Provided data:
* * *
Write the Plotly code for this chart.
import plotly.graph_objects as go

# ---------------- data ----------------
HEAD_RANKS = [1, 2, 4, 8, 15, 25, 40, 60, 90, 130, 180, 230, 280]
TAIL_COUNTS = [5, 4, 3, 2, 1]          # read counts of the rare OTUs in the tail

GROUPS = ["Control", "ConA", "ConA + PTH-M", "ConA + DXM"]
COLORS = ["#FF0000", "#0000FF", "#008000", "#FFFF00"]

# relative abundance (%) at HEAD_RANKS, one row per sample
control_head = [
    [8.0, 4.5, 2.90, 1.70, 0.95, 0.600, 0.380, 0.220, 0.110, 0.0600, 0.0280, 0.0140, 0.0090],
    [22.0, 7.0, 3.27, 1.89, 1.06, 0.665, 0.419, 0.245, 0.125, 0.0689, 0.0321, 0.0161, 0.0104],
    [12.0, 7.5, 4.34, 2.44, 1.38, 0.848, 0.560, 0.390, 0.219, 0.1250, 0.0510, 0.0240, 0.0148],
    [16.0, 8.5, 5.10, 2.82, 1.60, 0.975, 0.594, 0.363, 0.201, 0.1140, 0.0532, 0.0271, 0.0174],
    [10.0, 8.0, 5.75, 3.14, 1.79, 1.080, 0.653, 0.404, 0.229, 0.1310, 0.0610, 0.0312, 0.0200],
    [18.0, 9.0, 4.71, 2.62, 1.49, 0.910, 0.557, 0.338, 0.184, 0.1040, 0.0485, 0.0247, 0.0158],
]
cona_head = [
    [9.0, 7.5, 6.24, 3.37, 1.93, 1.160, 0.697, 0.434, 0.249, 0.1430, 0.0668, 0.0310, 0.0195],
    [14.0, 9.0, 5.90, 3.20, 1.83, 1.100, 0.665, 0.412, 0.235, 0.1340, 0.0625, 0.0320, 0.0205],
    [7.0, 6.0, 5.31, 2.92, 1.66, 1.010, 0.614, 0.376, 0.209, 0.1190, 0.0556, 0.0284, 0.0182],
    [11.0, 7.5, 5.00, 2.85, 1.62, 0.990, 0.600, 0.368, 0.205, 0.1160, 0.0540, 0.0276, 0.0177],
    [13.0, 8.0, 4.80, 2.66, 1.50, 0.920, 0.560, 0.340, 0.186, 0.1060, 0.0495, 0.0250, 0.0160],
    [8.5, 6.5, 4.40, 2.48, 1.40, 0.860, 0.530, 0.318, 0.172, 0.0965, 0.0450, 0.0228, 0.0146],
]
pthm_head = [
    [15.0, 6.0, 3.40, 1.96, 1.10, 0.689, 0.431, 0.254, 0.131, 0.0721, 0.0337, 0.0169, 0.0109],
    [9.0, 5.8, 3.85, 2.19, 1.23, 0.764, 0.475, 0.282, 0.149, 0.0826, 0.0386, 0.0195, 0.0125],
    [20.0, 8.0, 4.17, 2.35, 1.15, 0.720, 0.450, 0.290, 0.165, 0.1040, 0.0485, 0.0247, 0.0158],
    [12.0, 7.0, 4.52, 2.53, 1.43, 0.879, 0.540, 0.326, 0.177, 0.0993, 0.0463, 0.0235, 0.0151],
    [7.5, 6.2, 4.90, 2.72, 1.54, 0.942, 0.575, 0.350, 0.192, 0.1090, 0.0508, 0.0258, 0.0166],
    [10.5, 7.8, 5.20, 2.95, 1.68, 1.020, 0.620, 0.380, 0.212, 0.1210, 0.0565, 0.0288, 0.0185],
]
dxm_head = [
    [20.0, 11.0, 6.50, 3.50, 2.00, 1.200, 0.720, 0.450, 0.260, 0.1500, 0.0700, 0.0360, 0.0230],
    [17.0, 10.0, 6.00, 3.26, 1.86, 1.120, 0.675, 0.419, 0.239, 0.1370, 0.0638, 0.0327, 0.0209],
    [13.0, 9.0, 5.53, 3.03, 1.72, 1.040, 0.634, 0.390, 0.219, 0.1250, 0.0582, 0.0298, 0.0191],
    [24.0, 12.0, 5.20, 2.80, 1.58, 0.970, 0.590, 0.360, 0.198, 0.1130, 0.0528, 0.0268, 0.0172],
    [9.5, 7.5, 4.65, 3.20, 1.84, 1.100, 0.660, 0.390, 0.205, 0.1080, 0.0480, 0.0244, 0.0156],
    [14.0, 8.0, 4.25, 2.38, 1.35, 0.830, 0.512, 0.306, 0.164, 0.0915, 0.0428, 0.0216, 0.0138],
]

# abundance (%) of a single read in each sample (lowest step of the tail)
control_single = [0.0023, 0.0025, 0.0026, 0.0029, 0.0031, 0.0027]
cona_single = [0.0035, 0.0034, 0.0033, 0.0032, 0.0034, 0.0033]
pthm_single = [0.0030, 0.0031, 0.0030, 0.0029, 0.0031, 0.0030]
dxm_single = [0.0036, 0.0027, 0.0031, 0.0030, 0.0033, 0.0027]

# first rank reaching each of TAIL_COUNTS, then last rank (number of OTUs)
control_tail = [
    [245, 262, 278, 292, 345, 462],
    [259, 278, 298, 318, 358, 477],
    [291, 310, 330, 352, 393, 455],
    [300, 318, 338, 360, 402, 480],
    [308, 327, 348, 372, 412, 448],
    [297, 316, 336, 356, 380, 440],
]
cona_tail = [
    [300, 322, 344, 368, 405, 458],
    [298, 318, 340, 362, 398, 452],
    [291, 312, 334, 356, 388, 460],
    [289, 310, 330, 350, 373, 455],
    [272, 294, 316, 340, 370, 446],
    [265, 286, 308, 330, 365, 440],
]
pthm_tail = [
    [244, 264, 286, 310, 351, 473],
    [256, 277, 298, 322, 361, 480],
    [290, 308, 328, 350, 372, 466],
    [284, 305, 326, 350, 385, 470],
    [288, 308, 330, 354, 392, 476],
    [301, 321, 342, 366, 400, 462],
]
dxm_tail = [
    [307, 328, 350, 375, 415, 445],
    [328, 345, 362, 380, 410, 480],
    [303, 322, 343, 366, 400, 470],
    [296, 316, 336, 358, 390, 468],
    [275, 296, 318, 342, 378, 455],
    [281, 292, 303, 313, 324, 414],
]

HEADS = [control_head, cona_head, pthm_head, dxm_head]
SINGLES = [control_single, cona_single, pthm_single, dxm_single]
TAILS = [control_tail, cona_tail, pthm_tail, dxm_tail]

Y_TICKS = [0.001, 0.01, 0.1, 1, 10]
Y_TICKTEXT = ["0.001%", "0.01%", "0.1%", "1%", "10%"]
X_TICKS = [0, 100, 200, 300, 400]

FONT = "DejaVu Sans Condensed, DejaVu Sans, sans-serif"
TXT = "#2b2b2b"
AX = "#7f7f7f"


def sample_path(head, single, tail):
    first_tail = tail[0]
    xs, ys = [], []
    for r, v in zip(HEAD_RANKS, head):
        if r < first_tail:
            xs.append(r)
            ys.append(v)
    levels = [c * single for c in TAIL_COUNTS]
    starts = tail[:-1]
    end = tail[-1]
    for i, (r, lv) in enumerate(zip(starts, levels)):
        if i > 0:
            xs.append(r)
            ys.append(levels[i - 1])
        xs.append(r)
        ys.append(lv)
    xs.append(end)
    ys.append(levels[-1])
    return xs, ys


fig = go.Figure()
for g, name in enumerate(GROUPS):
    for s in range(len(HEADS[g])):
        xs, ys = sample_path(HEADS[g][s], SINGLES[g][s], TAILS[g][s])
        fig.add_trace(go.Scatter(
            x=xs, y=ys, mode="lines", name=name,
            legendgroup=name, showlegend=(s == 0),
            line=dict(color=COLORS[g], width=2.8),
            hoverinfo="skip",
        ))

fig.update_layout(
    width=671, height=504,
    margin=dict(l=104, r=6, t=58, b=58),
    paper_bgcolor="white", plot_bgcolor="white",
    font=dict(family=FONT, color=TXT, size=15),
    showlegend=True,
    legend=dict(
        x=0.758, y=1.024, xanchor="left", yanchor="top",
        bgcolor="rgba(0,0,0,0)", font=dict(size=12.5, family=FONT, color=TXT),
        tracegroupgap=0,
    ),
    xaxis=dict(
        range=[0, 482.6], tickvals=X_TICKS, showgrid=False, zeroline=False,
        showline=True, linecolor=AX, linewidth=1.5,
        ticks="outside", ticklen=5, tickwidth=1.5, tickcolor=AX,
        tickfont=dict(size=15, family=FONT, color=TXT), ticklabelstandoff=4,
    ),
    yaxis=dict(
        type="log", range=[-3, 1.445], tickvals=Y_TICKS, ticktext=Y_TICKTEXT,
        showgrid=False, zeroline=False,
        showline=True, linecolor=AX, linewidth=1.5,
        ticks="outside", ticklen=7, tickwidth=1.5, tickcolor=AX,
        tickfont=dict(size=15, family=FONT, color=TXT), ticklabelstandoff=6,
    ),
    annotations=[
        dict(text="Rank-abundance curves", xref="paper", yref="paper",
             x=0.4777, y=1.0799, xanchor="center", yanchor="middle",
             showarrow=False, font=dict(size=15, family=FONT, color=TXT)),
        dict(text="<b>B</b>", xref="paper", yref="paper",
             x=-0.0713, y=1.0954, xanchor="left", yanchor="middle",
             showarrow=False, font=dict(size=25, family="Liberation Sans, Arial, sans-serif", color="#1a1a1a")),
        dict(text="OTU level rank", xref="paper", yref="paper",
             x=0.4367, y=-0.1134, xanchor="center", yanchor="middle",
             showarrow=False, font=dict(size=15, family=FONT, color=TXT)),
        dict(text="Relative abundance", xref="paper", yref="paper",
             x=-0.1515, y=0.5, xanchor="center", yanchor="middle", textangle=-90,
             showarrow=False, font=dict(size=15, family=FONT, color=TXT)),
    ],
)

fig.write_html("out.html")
* * *
Give again, word for word, the lines of the listing, starting at its first line and ending with the line containing "import plotly.graph_objects as go".

Write the Plotly code for this chart.
import plotly.graph_objects as go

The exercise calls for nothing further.